Mitchell (Jesse Tyler Ferguson) and Cameron (Eric Stonestreet) are at a store with Lily (Aubrey Anderson-Emmons) buying things she needs for a school project. They run into Longinus (Kevin Daniels) and Jotham (Matthew Risch) who inform them that they are going to participate in a protest against a local restaurant that is against gay rights. When Longinus and Jotham accuse Cameron and Mitchell of not being very political after they adopted Lily, Cameron and Mitchell tell them that they still are and to prove it they will attend the protest too. They get to the restaurant but no one is there for the protest yet so they enter the restaurant. In reality, Cameron and Mitchell love to eat there and they sit to have lunch. On their way out they run into the protest and they join it without letting the rest of the protesters realize that they were actually in the restaurant having lunch. However, they were caught when the restaurant employees come out to hand them their leftovers, and Mitch's forgotten cellphone.

==Reception==

===Ratings===
In its original American broadcast, "Patriot Games" was watched by 8.57; up by 0.57 from the previous episode.

=== Reviews ===
"Patriot Games" received positive reviews from critics.

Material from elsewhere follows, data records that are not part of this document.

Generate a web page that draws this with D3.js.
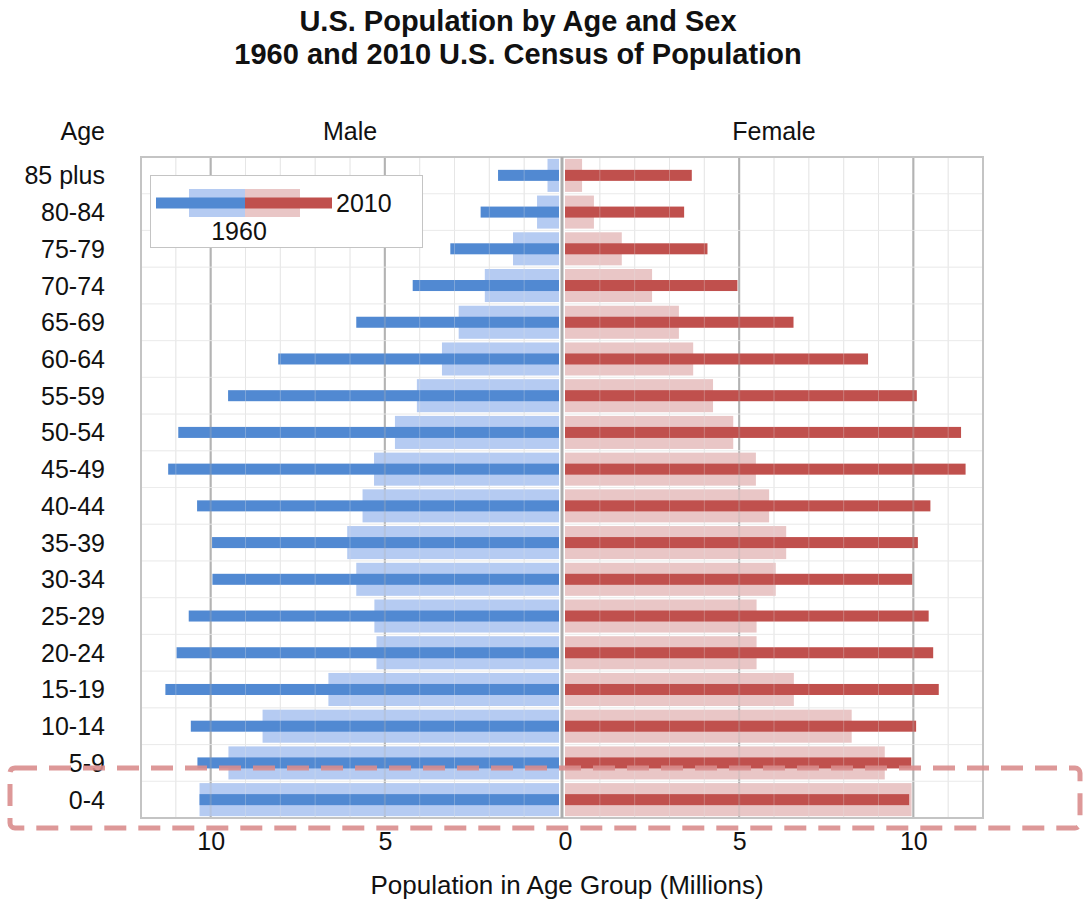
<!DOCTYPE html>
<html><head><meta charset="utf-8">
<script src="https://cdn.jsdelivr.net/npm/d3@7"></script>
<style>body{margin:0;background:#fff}text{font-family:"Liberation Sans",Arial,sans-serif;fill:#111}</style>
</head><body><svg id="c" width="1083" height="900"></svg>
<script>
const ages = ["85 plus","80-84","75-79","70-74","65-69","60-64","55-59","50-54","45-49","40-44","35-39","30-34","25-29","20-24","15-19","10-14","5-9","0-4"];
const male2010   = [1.75,2.25,3.12,4.20,5.82,8.06,9.50,10.93,11.22,10.39,9.96,9.95,10.63,10.98,11.30,10.57,10.38,10.32];
const female2010 = [3.64,3.42,4.09,4.95,6.56,8.70,10.10,11.37,11.50,10.49,10.13,9.97,10.44,10.57,10.73,10.08,9.94,9.88];
const male1960   = [0.33,0.63,1.32,2.13,2.88,3.36,4.08,4.71,5.31,5.64,6.08,5.82,5.30,5.24,6.62,8.51,9.49,10.32];
const female1960 = [0.49,0.83,1.63,2.50,3.27,3.68,4.25,4.83,5.48,5.86,6.35,6.05,5.50,5.50,6.57,8.23,9.18,9.95];
const maleTicks = [10,5];
const femaleTicks = [0,5,10];

const svg = d3.select("#c");
const yTop = 157, yBot = 818;
const y = d3.scaleBand().domain(ages).range([yTop,yBot]);
const xM = d3.scaleLinear().domain([0,12]).range([559,141]);
const xF = d3.scaleLinear().domain([0,12]).range([565,983]);
const bw = y.bandwidth();
const C = {dB:"#5189d2", lB:"#b5cbf2", dR:"#c0504d", lR:"#e9c6c6"};

// titles
svg.append("text").attr("x",518).attr("y",31).attr("text-anchor","middle").attr("font-size",29).attr("font-weight","bold").text("U.S. Population by Age and Sex");
svg.append("text").attr("x",518).attr("y",64).attr("text-anchor","middle").attr("font-size",29).attr("font-weight","bold").text("1960 and 2010 U.S. Census of Population");
svg.append("text").attr("x",105).attr("y",140).attr("text-anchor","end").attr("font-size",25).text("Age");
svg.append("text").attr("x",xM(6)).attr("y",140).attr("text-anchor","middle").attr("font-size",25).text("Male");
svg.append("text").attr("x",xF(6)).attr("y",140).attr("text-anchor","middle").attr("font-size",25).text("Female");

function grid(g, op){
  const units = d3.range(1,13);
  [xM,xF].forEach(x=>{
    units.forEach(u=>{
      const major = u%5===0;
      g.append("line").attr("x1",x(u)).attr("x2",x(u)).attr("y1",yTop).attr("y2",yBot)
        .attr("stroke",major?"#b3b3b3":"#e6e6e6").attr("stroke-width",major?2:1).attr("opacity",op);
    });
    ages.slice(1).forEach(a=>{
      g.append("line").attr("x1",x.range()[0]).attr("x2",x.range()[1]).attr("y1",y(a)).attr("y2",y(a))
        .attr("stroke","#ececec").attr("stroke-width",1).attr("opacity",op);
    });
  });
}
const g0 = svg.append("g"); grid(g0,1);

const bars = svg.append("g");
ages.forEach((a,i)=>{
  const yc = y(a)+bw/2, hL = bw*0.9, hD = bw*0.3;
  bars.append("rect").attr("x",xM(male1960[i])).attr("y",yc-hL/2).attr("width",xM(0)-xM(male1960[i])).attr("height",hL).attr("fill",C.lB);
  bars.append("rect").attr("x",xF(0)).attr("y",yc-hL/2).attr("width",xF(female1960[i])-xF(0)).attr("height",hL).attr("fill",C.lR);
  bars.append("rect").attr("x",xM(male2010[i])).attr("y",yc-hD/2).attr("width",xM(0)-xM(male2010[i])).attr("height",hD).attr("fill",C.dB);
  bars.append("rect").attr("x",xF(0)).attr("y",yc-hD/2).attr("width",xF(female2010[i])-xF(0)).attr("height",hD).attr("fill",C.dR);
});
const g1 = svg.append("g"); grid(g1,0.3);

// frame + center line
svg.append("rect").attr("x",xM(12)).attr("y",yTop).attr("width",xF(12)-xM(12)).attr("height",yBot-yTop).attr("fill","none").attr("stroke","#c4c4c4").attr("stroke-width",2);
svg.append("line").attr("x1",(xM(0)+xF(0))/2).attr("x2",(xM(0)+xF(0))/2).attr("y1",yTop).attr("y2",yBot).attr("stroke","#adadad").attr("stroke-width",3);

// age labels
ages.forEach(a=>{
  svg.append("text").attr("x",105).attr("y",y(a)+bw/2+9).attr("text-anchor","end").attr("font-size",25).text(a);
});

// axes
const axM = svg.append("g").attr("transform",`translate(0,${yBot})`).call(d3.axisBottom(xM).tickValues(maleTicks).tickSize(0));
const axF = svg.append("g").attr("transform",`translate(0,${yBot})`).call(d3.axisBottom(xF).tickValues(femaleTicks).tickSize(0));
[axM,axF].forEach(ax=>{
  ax.select(".domain").remove();
  ax.selectAll("text").attr("y",32).attr("dy",null).attr("font-size",25)
    .attr("font-family","Liberation Sans, Arial, sans-serif").attr("fill","#111");
});
svg.append("text").attr("x",567).attr("y",894).attr("text-anchor","middle").attr("font-size",26).text("Population in Age Group (Millions)");

// legend
const lg = svg.append("g");
lg.append("rect").attr("x",150.5).attr("y",175.5).attr("width",272).attr("height",72).attr("fill","#fff").attr("stroke","#c4c4c4").attr("stroke-width",1);
lg.append("rect").attr("x",189).attr("y",189).attr("width",56).attr("height",28).attr("fill",C.lB);
lg.append("rect").attr("x",245).attr("y",189).attr("width",55).attr("height",28).attr("fill",C.lR);
lg.append("rect").attr("x",156).attr("y",197.5).attr("width",89).attr("height",11).attr("fill",C.dB);
lg.append("rect").attr("x",245).attr("y",197.5).attr("width",87).attr("height",11).attr("fill",C.dR);
lg.append("text").attr("x",336).attr("y",212).attr("font-size",25).text("2010");
lg.append("text").attr("x",239).attr("y",240).attr("text-anchor","middle").attr("font-size",25).text("1960");

// highlight annotation
svg.append("rect").attr("x",10).attr("y",768).attr("width",1070).attr("height",60).attr("rx",5)
  .attr("fill","none").attr("stroke","#d98d8d").attr("stroke-opacity",0.9).attr("stroke-width",5).attr("stroke-dasharray","22 12");
</script></body></html>
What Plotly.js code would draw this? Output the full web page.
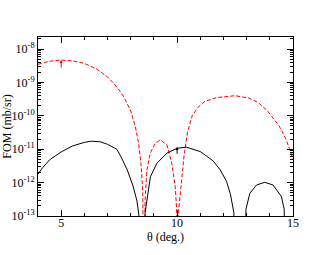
<!DOCTYPE html>
<html><head><meta charset="utf-8">
<script src="https://cdn.plot.ly/plotly-3.0.1.min.js"></script>
<style>html,body{margin:0;padding:0;background:#fff}#c{width:330px;height:255px}</style>
</head><body><div id="c"></div>
<script>
var thetaRed = [4.0,4.5,5.0,5.5,6.0,6.5,7.0,7.27,7.5,7.7,8.0,8.2,8.34,8.45,8.52,8.57,8.62,8.7,8.84,9.06,9.27,9.56,9.77,9.92,9.98,10.02,10.07,10.2,10.3,10.45,10.65,10.9,11.2,11.7,12.5,13.1,13.5,13.9,14.4,14.7,15.0];
var fomRed = [3.5e-9,4.3e-9,4.7e-9,4.4e-9,3.7e-9,2.6e-9,1.45e-9,9.3e-10,5.9e-10,3.7e-10,1.4e-10,4.7e-11,1.5e-11,3.2e-12,5e-13,1e-16,3.2e-13,2.5e-12,7.6e-12,1.5e-11,1.9e-11,1.35e-11,3.8e-12,7.6e-13,1.6e-13,1e-16,1.6e-13,1.26e-12,6.3e-12,3.2e-11,1e-10,1.8e-10,2.7e-10,3.5e-10,4e-10,3.4e-10,2.5e-10,1.4e-10,5e-11,2e-11,5e-12];
var thetaBlack = [4.0,4.2,4.5,5.0,5.5,6.0,6.3,6.7,7.0,7.4,7.6,7.85,8.1,8.27,8.35,8.38,8.58,8.62,8.71,8.85,9.13,9.56,10.0,10.4,11.0,11.55,11.86,12.13,12.3,12.45,12.5,12.92,12.97,13.14,13.43,13.78,14.14,14.5,14.62,14.68];
var fomBlack = [1.8e-12,2.8e-12,4.8e-12,8.3e-12,1.26e-11,1.6e-11,1.74e-11,1.66e-11,1.4e-11,1e-11,5.6e-12,2.4e-12,7.9e-13,2.8e-13,1.1e-13,1e-16,1e-16,1.26e-13,3.8e-13,1.5e-12,3.8e-12,7.6e-12,1.07e-11,1.15e-11,8.5e-12,4.5e-12,2.4e-12,1.1e-12,4.5e-13,1.26e-13,1e-16,1e-16,1.6e-13,4.8e-13,8.5e-13,1.02e-12,8.5e-13,3.8e-13,1.6e-13,1e-16];
var arrowTheta = [5, 10];
var arrowBase = [2.5e-9, 6.6e-12];
var arrowTip = [4.7e-9, 1.17e-11];
var arrowColor = ['#ff0000', '#000000'];
var xTitle = 'θ (deg.)';
var yTitle = 'FOM (mb/sr)';
var decades = [-13, -12, -11, -10, -9, -8];
var yTickText = ['10<sup>-13</sup>', '10<sup>-12</sup>', '10<sup>-11</sup>', '10<sup>-10</sup>', '10<sup>-9</sup>', '10<sup>-8</sup>'];
var minorDigits = [2, 3, 4, 5, 6, 7, 8, 9];

var minorVals = [];
decades.forEach(function(d) { minorDigits.forEach(function(m) { minorVals.push(m * Math.pow(10, d)); }); });
var majorVals = decades.map(function(d) { return Math.pow(10, d); });

var font = {family: 'Liberation Serif, Times New Roman, serif', size: 12, color: '#000'};
var traces = [
  {x: thetaRed, y: fomRed, mode: 'lines', line: {color: '#ff0000', width: 1, dash: '4px,2px'}, hoverinfo: 'skip'},
  {x: thetaBlack, y: fomBlack, mode: 'lines', line: {color: '#000000', width: 1}, hoverinfo: 'skip'}
];
var ann = arrowTheta.map(function(t, i) {
  return {x: t, y: Math.log10(arrowTip[i]), ax: t, ay: Math.log10(arrowBase[i]), axref: 'x', ayref: 'y', xref: 'x', yref: 'y',
    showarrow: true, arrowhead: 2, arrowsize: 0.6, arrowwidth: 1, arrowcolor: arrowColor[i], text: ''};
});
ann.push({xref: 'paper', yref: 'paper', x: -0.125, y: 0.5, xanchor: 'center', yanchor: 'middle', textangle: -90,
  showarrow: false, text: yTitle, font: font});
ann.push({xref: 'paper', yref: 'paper', x: 0.5, y: -0.117, xanchor: 'center', yanchor: 'middle',
  showarrow: false, text: xTitle, font: font});
var layout = {
  width: 330, height: 255, showlegend: false,
  margin: {l: 38, r: 37, t: 37, b: 39},
  paper_bgcolor: '#fff', plot_bgcolor: '#fff', font: font,
  xaxis: {range: [4, 15], tick0: 5, dtick: 5, ticks: 'inside', ticklen: 6, tickcolor: '#000', ticklabelstandoff: -4,
    showline: true, linecolor: '#000', linewidth: 1, mirror: 'ticks', showgrid: false, zeroline: false,
    minor: {ticks: 'inside', ticklen: 3, dtick: 1, tick0: 5, tickcolor: '#000', showgrid: false},
    tickfont: font, automargin: false},
  yaxis: {type: 'log', range: [-13, -7.64], tickmode: 'array', tickvals: majorVals, ticktext: yTickText,
    ticks: 'inside', ticklen: 6, tickcolor: '#000',
    showline: true, linecolor: '#000', linewidth: 1, mirror: 'ticks', showgrid: false, zeroline: false,
    minor: {ticks: 'inside', ticklen: 3, tickmode: 'array', tickvals: minorVals, tickcolor: '#000', showgrid: false},
    tickfont: font, automargin: false},
  annotations: ann
};
Plotly.newPlot('c', traces, layout, {staticPlot: true, displayModeBar: false});
</script></body></html>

Gwen Ihnat of The A.V. Club awarded the episode with a B rating saying that this week the show split its plots under the umbrella of patriotism. On Jay and Gloria's plot, Ihnat states: "It’s always valuable to see the chemistry between Jay and Gloria, as we remember why they’re together in the first place. Jay sold every one of his arguments, fake or not, about what it means to be in this country. It’s a fairly blatant message for a sitcom, but "Patriot Games" pulled this off in a nicely sentimental way, from teen romance to the culmination of a lifelong dream."

Ashley Bissette Sumerel of TV Fanatic rated the episode with 4.5/5 focusing her review on Alex's story and concluding: "So, [Alex and Sanjay] will end up being co-valedictorians after all, but I don't think that's the takeaway. Instead, the takeaway is a love interest for Alex, and I hope it goes somewhere further than this episode. It should, actually, complicate matters as the two head off to college."

Lisa Fernandes of Next Projection rated the episode with 7.5/10 stating that it combined some odd morals with some decent comedy and that Alex's plot saves the episode. "It’s not a tragically bad episode like last week’s, but it’s not very much better than the stuff that’s come before it. The generally charming Alex plot is what saves this one from the dung heap, and makes it worth recommending."